Of course it is good news that your priorities as Chairman-in-Office include an emphasis on human dimension issues, such as human trafficking, media freedom, tolerance and non-discrimination and democratic elections.



As author of the Trafficking Victims Protection Act and its 2003 and 2005 reauthorizations, I especially applaud the energy which you’ve shown in taking on the fight against human trafficking. All of us in the fight against trafficking appreciate the special trafficking conference that Ukraine is convening in Kyiv this June in order to look closely at overlooked aspects of human trafficking, and most importantly, to strengthen the coherence of the OSCE response—including international law enforcement response—to trafficking in persons.

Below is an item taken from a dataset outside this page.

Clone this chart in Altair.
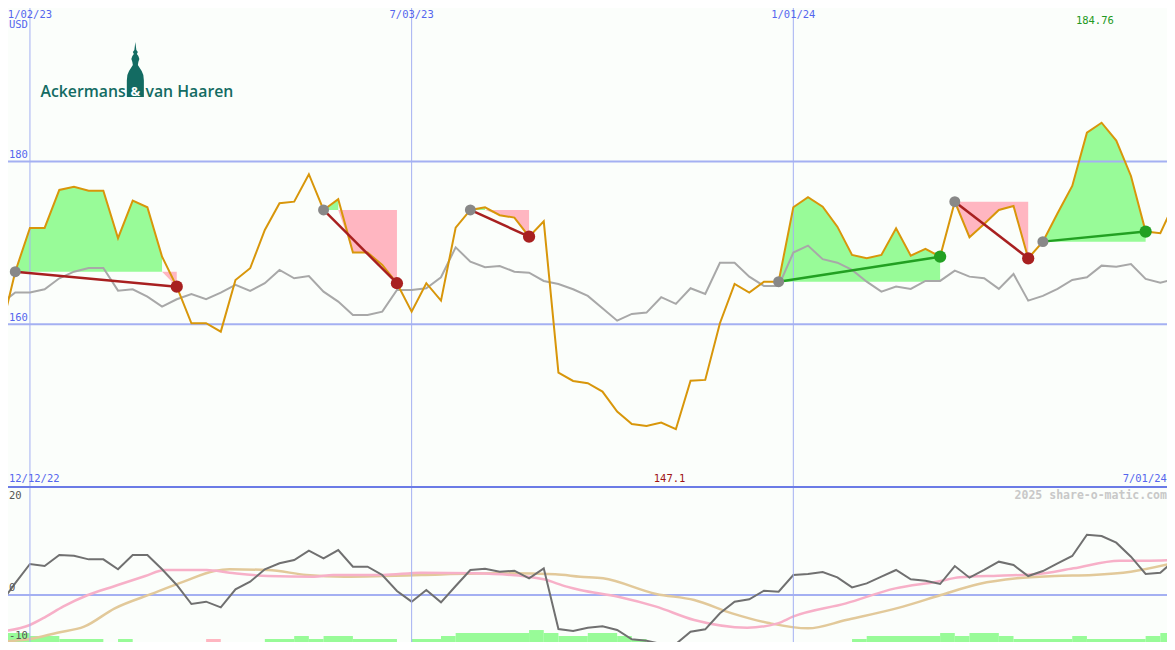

I also want to commend Ukraine for the work it has done already to focus attention on the hundreds of thousands of trafficking victims who are moved across borders each year and who could be rescued in transit if airline and other transportation personnel were appropriately trained and law enforcement ready to intervene. Last month, Ambassador Motsyk took the lead in sharing the Airline Ambassadors airline initiative with other Ambassadors and Diplomats from OSCE countries as well as with representatives of airlines in the United States. This training will create the situational awareness in the transportation industry that will make it much harder to traffic women. At the event at the Ukrainian embassy, here in Washington, Ambassador Motsyk introduced Nancy Rivard, founder and president of Airline Ambassadors, who demonstrated the transportation personnel training that has already been used to rescue more than 100 victims. And of course the Ukrainian government has taken the lead in organizing another major anti-trafficking event, to be held later this summer in Kyiv. Mr. Foreign Minister, your government’s efforts will ensure that thousands of women and girls will be rescued from the horrors of trafficking, and will impede the traffickers so that many other women and children will never undergo it. Your commitment to introducing this program in the 57 OSCE participating states will ensure that we can rescue thousands more – I’m sure that I speak for everyone active in fighting human trafficking in thanking you for that.



Mr. Foreign Minister, I must also mention one of the problems remaining in Ukraine – probably the chief symbol of problems touching on human rights, rule-of-law, and democracy, that is, the continued imprisonment of former Prime Minister Yulia Tymoshenko.



This is a serious injustice – and it can be corrected by Prime Minister Yanukovych. It was exactly twelve months ago that I chaired a hearing of this Commission on Ukraine, at which one of the key witnesses was Ms. Tymoshenko’s daughter, Yevgeniya, testifying via Skype. I welcome the recent release of opposition leader Yuri Lutsenko as a positive step, and appreciate the other positive gestures of the current government - at the same time I strongly urge the Ukrainian government to enhance its Chairmanship of the OSCE by releasing Ms. Tymoshenko.